TASK INSTRUCTIONS: Starting from the top of the material, restate each line exactly until the line that contains "import plotly.graph_objects as go", which is also copied. Pictures are excluded.

START SUPPLIED MATERIAL

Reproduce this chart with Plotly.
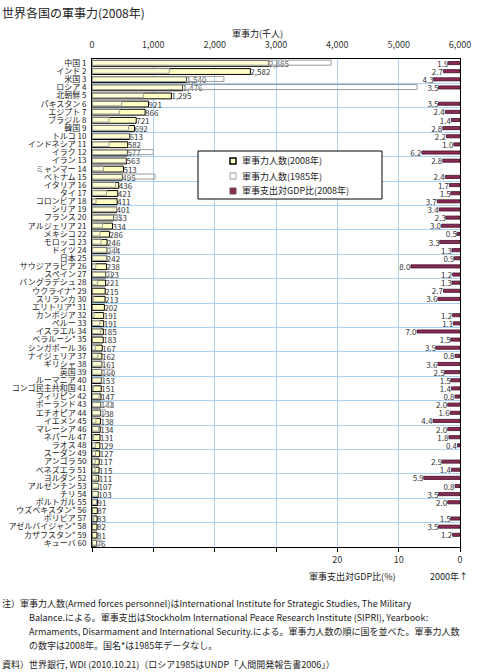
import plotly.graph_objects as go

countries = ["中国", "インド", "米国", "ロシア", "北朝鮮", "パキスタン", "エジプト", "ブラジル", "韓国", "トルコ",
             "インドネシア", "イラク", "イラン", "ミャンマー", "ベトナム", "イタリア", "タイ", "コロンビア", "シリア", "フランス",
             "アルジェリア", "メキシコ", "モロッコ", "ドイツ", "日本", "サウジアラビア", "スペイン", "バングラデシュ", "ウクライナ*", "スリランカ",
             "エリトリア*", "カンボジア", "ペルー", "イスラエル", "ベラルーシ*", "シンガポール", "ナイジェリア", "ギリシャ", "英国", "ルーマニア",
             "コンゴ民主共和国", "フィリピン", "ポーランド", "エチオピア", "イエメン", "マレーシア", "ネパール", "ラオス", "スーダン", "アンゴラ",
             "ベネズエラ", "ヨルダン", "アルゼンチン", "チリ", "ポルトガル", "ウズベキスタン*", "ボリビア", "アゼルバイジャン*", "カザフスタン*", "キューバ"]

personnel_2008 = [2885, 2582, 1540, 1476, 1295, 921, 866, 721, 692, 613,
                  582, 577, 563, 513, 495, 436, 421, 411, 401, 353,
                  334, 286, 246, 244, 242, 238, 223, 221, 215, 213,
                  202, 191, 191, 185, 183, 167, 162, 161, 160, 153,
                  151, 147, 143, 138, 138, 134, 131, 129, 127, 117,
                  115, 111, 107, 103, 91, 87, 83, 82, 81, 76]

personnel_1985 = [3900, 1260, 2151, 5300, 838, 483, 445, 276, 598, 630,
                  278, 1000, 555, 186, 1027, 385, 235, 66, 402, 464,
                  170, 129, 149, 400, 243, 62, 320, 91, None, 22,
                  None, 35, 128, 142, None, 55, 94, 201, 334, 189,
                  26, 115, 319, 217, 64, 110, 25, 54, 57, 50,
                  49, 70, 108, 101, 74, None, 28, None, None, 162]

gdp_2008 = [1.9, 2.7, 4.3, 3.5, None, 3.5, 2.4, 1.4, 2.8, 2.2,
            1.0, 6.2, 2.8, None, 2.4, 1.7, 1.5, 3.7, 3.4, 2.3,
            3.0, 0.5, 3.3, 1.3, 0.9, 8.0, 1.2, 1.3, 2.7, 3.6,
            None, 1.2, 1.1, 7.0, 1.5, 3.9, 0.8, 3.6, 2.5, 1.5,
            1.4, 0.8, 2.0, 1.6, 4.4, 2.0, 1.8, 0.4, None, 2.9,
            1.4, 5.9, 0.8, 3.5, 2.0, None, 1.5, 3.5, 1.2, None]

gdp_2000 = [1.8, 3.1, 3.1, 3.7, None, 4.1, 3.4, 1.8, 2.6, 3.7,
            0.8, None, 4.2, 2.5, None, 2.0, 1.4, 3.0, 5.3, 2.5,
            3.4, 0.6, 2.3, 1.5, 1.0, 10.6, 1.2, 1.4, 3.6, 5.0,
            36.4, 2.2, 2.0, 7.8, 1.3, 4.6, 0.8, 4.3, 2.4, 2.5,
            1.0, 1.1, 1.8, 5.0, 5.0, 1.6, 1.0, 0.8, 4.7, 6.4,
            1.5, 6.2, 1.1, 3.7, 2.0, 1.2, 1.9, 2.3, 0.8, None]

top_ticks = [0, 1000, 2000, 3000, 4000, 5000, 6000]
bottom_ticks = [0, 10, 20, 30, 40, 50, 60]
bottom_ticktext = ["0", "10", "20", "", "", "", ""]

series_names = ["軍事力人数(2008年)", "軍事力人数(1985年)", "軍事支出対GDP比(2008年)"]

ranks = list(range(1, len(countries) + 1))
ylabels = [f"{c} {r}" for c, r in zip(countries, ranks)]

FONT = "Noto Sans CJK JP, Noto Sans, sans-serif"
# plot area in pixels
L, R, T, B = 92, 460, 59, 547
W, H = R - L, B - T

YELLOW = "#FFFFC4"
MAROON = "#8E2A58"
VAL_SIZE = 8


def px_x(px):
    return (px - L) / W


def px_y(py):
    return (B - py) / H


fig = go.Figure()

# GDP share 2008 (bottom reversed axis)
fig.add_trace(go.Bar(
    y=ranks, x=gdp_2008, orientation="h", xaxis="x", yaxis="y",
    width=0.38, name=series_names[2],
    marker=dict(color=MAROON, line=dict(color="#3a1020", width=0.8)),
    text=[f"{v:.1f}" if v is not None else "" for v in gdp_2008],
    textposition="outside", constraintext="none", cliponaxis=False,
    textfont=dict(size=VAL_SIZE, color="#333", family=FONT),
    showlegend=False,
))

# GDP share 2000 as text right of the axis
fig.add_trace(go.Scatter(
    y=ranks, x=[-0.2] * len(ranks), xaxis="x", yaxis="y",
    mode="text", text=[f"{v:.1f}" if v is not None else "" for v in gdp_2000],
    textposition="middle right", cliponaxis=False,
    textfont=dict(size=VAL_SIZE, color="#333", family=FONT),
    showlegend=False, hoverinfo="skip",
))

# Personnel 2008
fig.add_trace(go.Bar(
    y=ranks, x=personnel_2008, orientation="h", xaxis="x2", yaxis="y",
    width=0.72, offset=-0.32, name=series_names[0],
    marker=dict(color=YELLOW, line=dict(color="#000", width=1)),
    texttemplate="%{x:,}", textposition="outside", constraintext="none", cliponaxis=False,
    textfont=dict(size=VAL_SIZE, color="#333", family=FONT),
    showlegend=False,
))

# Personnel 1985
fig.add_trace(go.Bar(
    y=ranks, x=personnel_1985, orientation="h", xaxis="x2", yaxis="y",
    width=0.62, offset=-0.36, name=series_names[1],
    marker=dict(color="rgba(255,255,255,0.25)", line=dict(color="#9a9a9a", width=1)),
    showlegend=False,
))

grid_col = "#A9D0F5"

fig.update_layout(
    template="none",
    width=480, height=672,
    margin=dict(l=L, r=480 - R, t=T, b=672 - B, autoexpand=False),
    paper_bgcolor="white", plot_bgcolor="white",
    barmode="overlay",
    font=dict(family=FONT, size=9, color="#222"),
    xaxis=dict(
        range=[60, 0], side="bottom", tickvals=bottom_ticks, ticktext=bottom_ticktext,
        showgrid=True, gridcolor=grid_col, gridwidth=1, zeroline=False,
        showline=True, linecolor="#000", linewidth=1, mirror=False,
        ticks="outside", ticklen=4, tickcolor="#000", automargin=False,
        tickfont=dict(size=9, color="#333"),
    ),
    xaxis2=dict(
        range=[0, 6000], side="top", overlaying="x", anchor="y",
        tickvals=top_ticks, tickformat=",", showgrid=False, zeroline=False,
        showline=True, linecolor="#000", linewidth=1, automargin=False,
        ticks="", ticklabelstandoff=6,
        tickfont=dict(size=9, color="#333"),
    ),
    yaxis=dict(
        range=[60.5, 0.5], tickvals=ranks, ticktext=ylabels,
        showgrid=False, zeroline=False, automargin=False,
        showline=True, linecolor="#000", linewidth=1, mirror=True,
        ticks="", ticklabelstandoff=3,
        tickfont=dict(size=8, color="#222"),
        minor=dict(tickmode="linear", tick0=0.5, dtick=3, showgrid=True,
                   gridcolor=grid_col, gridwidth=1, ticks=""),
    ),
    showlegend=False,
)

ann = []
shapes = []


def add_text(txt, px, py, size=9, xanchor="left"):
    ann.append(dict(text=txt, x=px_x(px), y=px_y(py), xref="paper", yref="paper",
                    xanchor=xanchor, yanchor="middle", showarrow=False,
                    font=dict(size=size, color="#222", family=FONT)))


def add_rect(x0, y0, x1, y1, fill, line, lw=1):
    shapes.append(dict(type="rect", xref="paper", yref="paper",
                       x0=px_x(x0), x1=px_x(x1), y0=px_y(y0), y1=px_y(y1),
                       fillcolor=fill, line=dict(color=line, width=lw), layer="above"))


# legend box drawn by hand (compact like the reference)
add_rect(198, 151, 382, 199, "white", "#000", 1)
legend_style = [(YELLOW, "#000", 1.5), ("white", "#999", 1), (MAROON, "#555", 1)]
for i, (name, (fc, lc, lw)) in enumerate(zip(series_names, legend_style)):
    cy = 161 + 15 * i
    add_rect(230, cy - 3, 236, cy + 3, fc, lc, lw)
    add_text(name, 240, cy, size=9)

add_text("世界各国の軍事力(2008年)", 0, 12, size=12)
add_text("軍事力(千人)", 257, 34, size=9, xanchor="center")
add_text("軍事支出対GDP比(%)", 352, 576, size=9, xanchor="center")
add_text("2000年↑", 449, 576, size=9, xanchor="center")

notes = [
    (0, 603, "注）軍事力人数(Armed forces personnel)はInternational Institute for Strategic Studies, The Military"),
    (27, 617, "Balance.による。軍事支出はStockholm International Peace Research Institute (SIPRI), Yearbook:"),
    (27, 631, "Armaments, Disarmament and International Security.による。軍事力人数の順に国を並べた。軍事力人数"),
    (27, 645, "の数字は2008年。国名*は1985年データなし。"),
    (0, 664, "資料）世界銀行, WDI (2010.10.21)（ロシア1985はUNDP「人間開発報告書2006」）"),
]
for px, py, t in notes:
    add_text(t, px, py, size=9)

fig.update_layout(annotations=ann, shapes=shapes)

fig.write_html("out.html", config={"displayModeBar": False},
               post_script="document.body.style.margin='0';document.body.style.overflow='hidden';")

END SUPPLIED MATERIAL

SOLUTION TO THIS TASK:
Reproduce this chart with Plotly.
import plotly.graph_objects as go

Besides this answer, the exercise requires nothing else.